Signal integrity is a common issue, although 2400 baud is easy to send asynchronously by RS-232, logic levels can be very unreliable unless terminated with some impedance near the threshold, usually Vcc/2 and often in the range < 300 Ohms or even 600 or less Pull up and 600 pull down. using R terminator SIP or DIP packages for ease of connection on board. There is also a standard driver used for controlled impedance called RS-485 which controls the signal using twisted pairs. YOu may not need this but you may need to attenuate stray noise that is on the signal and ground as well as the signal between signal and ground.

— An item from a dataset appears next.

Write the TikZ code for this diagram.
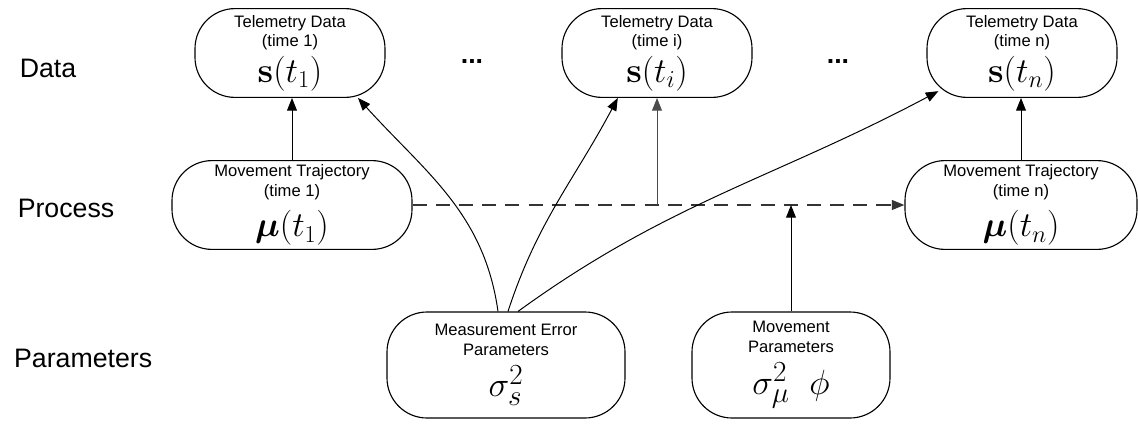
\documentclass[tikz,border=0pt]{standalone}
\usepackage{amsmath,bm}
\usepackage[no-math]{fontspec}
\setmainfont{Liberation Sans}
\usetikzlibrary{arrows.meta}
\newcommand{\boxtitle}{\fontsize{11.8}{14}\selectfont}
\newcommand{\boxmath}{\fontsize{24}{26}\selectfont}
\newcommand{\parmath}{\fontsize{30}{32}\selectfont}
\begin{document}
\begin{tikzpicture}[
    >={Triangle[length=9pt,width=7pt]},
    % Styles
    block/.style={
      rectangle,
      draw=black,
      line width=0.8pt,
      align=center,
      minimum width=4.75cm,
      minimum height=2.22cm,
      rounded corners=1.0cm,
      inner sep=0pt,
      font=\boxtitle,
    },
    rowlabel/.style={font=\fontsize{19}{22}\selectfont},
    link/.style={->, line width=0.7pt},
  ]
  \useasboundingbox (0,0) rectangle (28.45,-10.675);
  % Row labels
  \node[rowlabel] (ldata) at (1.2,-1.72) {Data};
  \node[rowlabel] (lproc) at (1.65,-5.2) {Process};
  \node[rowlabel] (lpar) at (2.08,-8.95) {Parameters};
  % Data
  \node[block] (s1) at (7.25,-1.325) {Telemetry Data\\(time 1)\\[3pt]{\boxmath$\mathbf{s}(t_1)$}};
  \node[block] (si) at (16.425,-1.325) {Telemetry Data\\(time i)\\[3pt]{\boxmath$\mathbf{s}(t_i)$}};
  \node[block] (sn) at (25.55,-1.325) {Telemetry Data\\(time n)\\[3pt]{\boxmath$\mathbf{s}(t_n)$}};
  \node[rowlabel, font=\fontsize{19}{22}\bfseries] (dots1) at (11.8,-1.55) {...};
  \node[rowlabel, font=\fontsize{19}{22}\bfseries] (dots2) at (20.95,-1.55) {...};
  % Process
  \node[block, minimum width=6.0cm] (mu1) at (7.3,-5.125) {Movement Trajectory\\(time 1)\\[7pt]{\boxmath$\bm{\mu}(t_1)$}};
  \node[block, minimum width=5.8cm] (mun) at (25.525,-5.125) {Movement Trajectory\\(time n)\\[7pt]{\boxmath$\bm{\mu}(t_n)$}};
  % Parameters
  \node[block, minimum width=5.95cm, minimum height=2.65cm] (meas) at (12.65,-9.125) {Measurement Error\\Parameters\\[6pt]{\parmath$\sigma_s^2$}};
  \node[block, minimum width=4.95cm, minimum height=2.65cm] (move) at (19.775,-9.125) {Movement\\Parameters\\[6pt]{\parmath$\sigma_\mu^2\;\;\phi$}};
  % Connectors
  \coordinate (tap) at (si.south |- mu1.east);
  \coordinate (join) at (move.north |- mu1.east);
  \draw[->, line width=1.3pt, black!80, dash pattern=on 10pt off 6.5pt] (mu1.east) -- (mun.west);
  \draw[link] (mu1.north) -- (mu1.north |- s1.south);
  \draw[link, black!70] (tap) -- (si.south);
  \draw[link] (move.north) -- (join);
  \draw[link] (mun.north) -- (mun.north |- sn.south);
  \draw[link] ([xshift=-0.2cm]meas.north) to[out=98,in=-48] ([xshift=1.7cm]s1.south);
  \draw[link] ([xshift=0.05cm]meas.north) to[out=72,in=-118] ([xshift=-0.98cm]si.south);
  \draw[link] ([xshift=0.3cm]meas.north) to[out=36,in=-152] ([shift={(0.3,0.17)}]sn.south west);
\end{tikzpicture}
\end{document}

This is call Common Mode and Differential noise.

Generally it is best to use Schmitt Trigger gates for receivers or something with controlled Hysteresis > the expect noise level. or filtered with an RC low pass filter or add Ferrite choke around cable. or....

Answer 4

It sounds as if you are sending data differentially end-end (is it twisted pair wiring?), but you do still need a good ground/Earth reference for the system.

I wonder if you are having a ground/Earth problem between devices. The hint is that when you connect your Oscilloscope the problem disappears.

Answer 5

I know it is a little late, but after successful testing, we redesigned the cables with 100 Ohm resistors in the clock lines. This solved the clocking issue and our first systems worked perfectly. Thanks again.